== Data extract ==

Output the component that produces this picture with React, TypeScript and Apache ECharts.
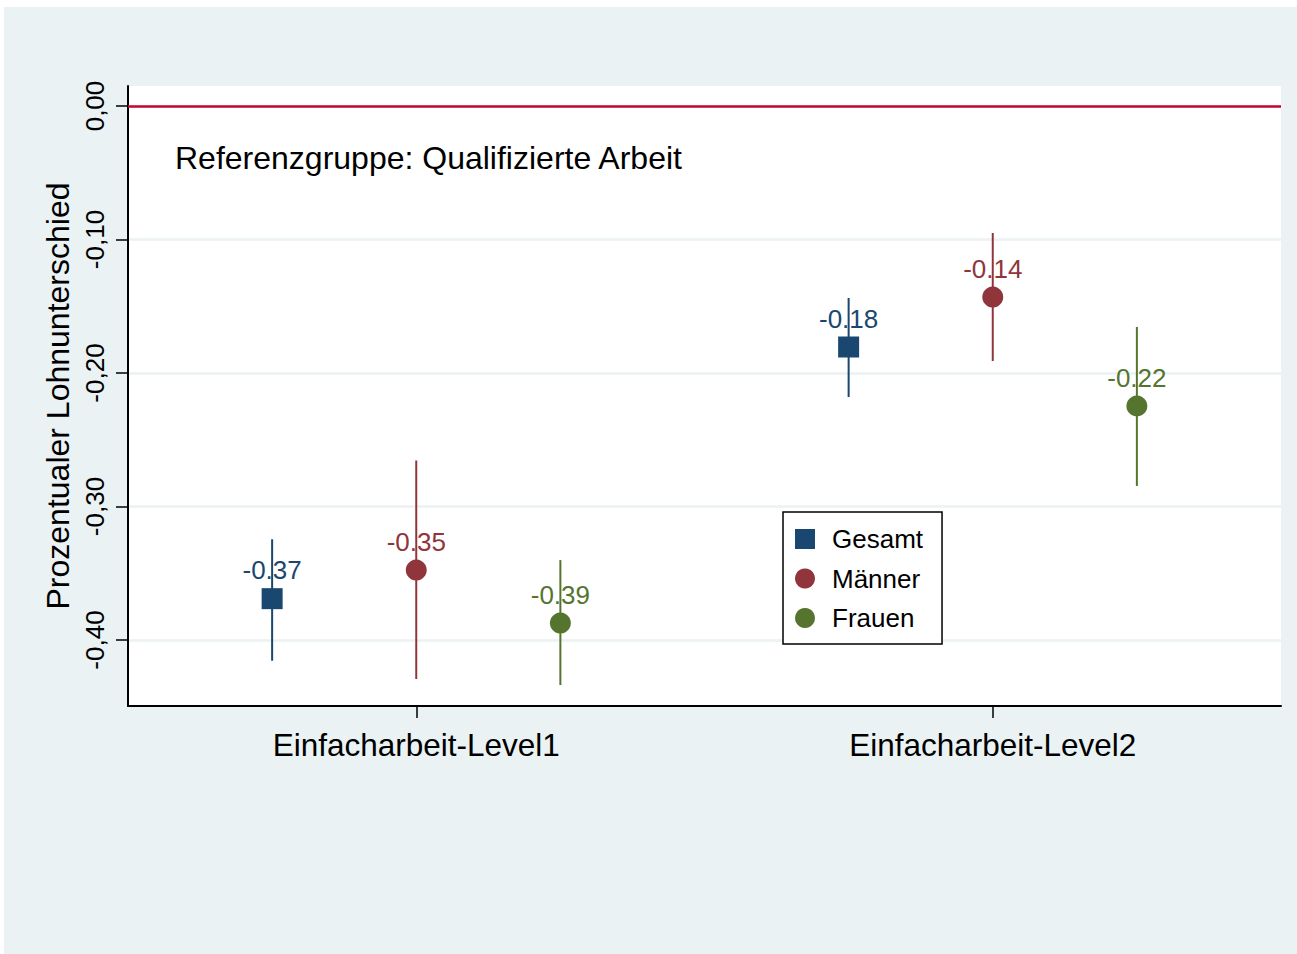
import React, { useEffect, useRef } from "react";
import * as echarts from "echarts";

const categories = ["Einfacharbeit-Level1", "Einfacharbeit-Level2"];
const seriesNames = ["Gesamt", "Männer", "Frauen"];
const gesamt = [-0.369, -0.1805];
const gesamtLo = [-0.4155, -0.218];
const gesamtHi = [-0.3245, -0.1438];
const maenner = [-0.3476, -0.1431];
const maennerLo = [-0.4292, -0.191];
const maennerHi = [-0.2655, -0.0951];
const frauen = [-0.3873, -0.2247];
const frauenLo = [-0.4337, -0.2846];
const frauenHi = [-0.3401, -0.1655];
const yTicks = [-0.4, -0.3, -0.2, -0.1, 0];

const colors = ["#1a476f", "#90353b", "#55752f"];
const symbols = ["rect", "circle", "circle"];
const offsets = [-0.25, 0, 0.25];
const FONT = "Liberation Sans, Arial, Helvetica, sans-serif";

export default function App() {
  const ref = useRef<HTMLDivElement>(null);
  useEffect(() => {
    document.body.style.margin = "0";
    const chart = echarts.init(ref.current!, null, { renderer: "svg" });
    const groups = [
      { v: gesamt, lo: gesamtLo, hi: gesamtHi },
      { v: maenner, lo: maennerLo, hi: maennerHi },
      { v: frauen, lo: frauenLo, hi: frauenHi },
    ];
    const series: any[] = [];
    groups.forEach((g, k) => {
      series.push({
        type: "custom",
        name: seriesNames[k] + "_ci",
        z: 2,
        silent: true,
        data: g.v.map((_, i) => [i + 1 + offsets[k], g.lo[i], g.hi[i]]),
        renderItem: (params: any, api: any) => {
          const p1 = api.coord([api.value(0), api.value(1)]);
          const p2 = api.coord([api.value(0), api.value(2)]);
          return {
            type: "line",
            shape: { x1: p1[0], y1: p1[1], x2: p2[0], y2: p2[1] },
            style: { stroke: colors[k], lineWidth: 2 },
          };
        },
      });
    });
    groups.forEach((g, k) => {
      series.push({
        type: "scatter",
        name: seriesNames[k],
        z: 3,
        symbol: symbols[k],
        symbolSize: 21,
        itemStyle: { color: colors[k], opacity: 1 },
        data: g.v.map((v, i) => [i + 1 + offsets[k], v]),
        label: {
          show: true,
          position: "top",
          distance: 5,
          color: colors[k],
          fontSize: 26,
          fontFamily: FONT,
          formatter: (p: any) => p.value[1].toFixed(2),
        },
        ...(k === 0
          ? {
              markLine: {
                silent: true,
                symbol: "none",
                label: { show: false },
                lineStyle: { color: "#c10534", width: 2.5, type: "solid", opacity: 1 },
                data: [{ yAxis: 0 }],
              },
            }
          : {}),
      });
    });

    chart.setOption({
      animation: false,
      backgroundColor: "transparent",
      textStyle: { fontFamily: FONT },
      graphic: [
        {
          type: "rect",
          z: -100,
          silent: true,
          shape: { x: 4, y: 7, width: 1293, height: 947 },
          style: { fill: "#eaf2f3" },
        },
        {
          type: "text",
          z: 10,
          x: 175,
          y: 158,
          style: {
            text: "Referenzgruppe: Qualifizierte Arbeit",
            fontSize: 32,
            fontFamily: FONT,
            fill: "#000",
            verticalAlign: "middle",
            textAlign: "left",
          },
        },
      ],
      grid: {
        left: 128,
        right: 16,
        top: 86,
        bottom: 248,
        show: true,
        backgroundColor: "#ffffff",
        borderWidth: 0,
      },
      legend: {
        orient: "vertical",
        left: 783,
        top: 512,
        padding: [14, 19, 13, 12],
        itemGap: 13.5,
        itemWidth: 20,
        itemHeight: 20,
        backgroundColor: "#ffffff",
        borderColor: "#000000",
        borderWidth: 1.5,
        borderRadius: 0,
        data: seriesNames.map((n, k) => ({ name: n, icon: symbols[k] })),
        textStyle: {
          fontSize: 26,
          fontFamily: FONT,
          color: "#000",
          lineHeight: 26,
          padding: [0, 0, 0, 12],
        },
      },
      xAxis: {
        type: "value",
        min: 0.5,
        max: 2.5,
        axisLine: { show: true, onZero: false, lineStyle: { color: "#000", width: 2 } },
        axisTick: { show: true, length: 12, lineStyle: { color: "#000", width: 1.5 }, customValues: [1, 2] },
        splitLine: { show: false },
        axisLabel: {
          customValues: [1, 2],
          margin: 23,
          fontSize: 31.5,
          fontFamily: FONT,
          color: "#000",
          formatter: (v: number) => categories[Math.round(v) - 1] ?? "",
        },
      },
      yAxis: {
        type: "value",
        min: -0.4494,
        max: 0.015,
        name: "Prozentualer Lohnunterschied",
        nameLocation: "middle",
        nameGap: 50,
        nameTextStyle: { fontSize: 32, fontFamily: FONT, color: "#000" },
        axisLine: { show: true, lineStyle: { color: "#000", width: 2 } },
        axisTick: { show: true, length: 12, lineStyle: { color: "#000", width: 1.5 }, customValues: yTicks },
        splitLine: { show: true, lineStyle: { color: "#eaf2f3", width: 2.5 } },
        axisLabel: {
          customValues: yTicks,
          rotate: 90,
          margin: 20,
          fontSize: 26,
          fontFamily: FONT,
          color: "#000",
          formatter: (v: number) => v.toFixed(2).replace(".", ","),
        },
      },
      series,
    });
    return () => chart.dispose();
  }, []);
  return <div ref={ref} style={{ width: 1297, height: 954 }} />;
}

===

# [What is needed]
Starting at the first line of the material, output exactly the lines up to and including the one with "import * as". Do not include the pictures.

# [Reply]
Output the component that produces this picture with React, TypeScript and Apache ECharts.
import React, { useEffect, useRef } from "react";
import * as echarts from "echarts";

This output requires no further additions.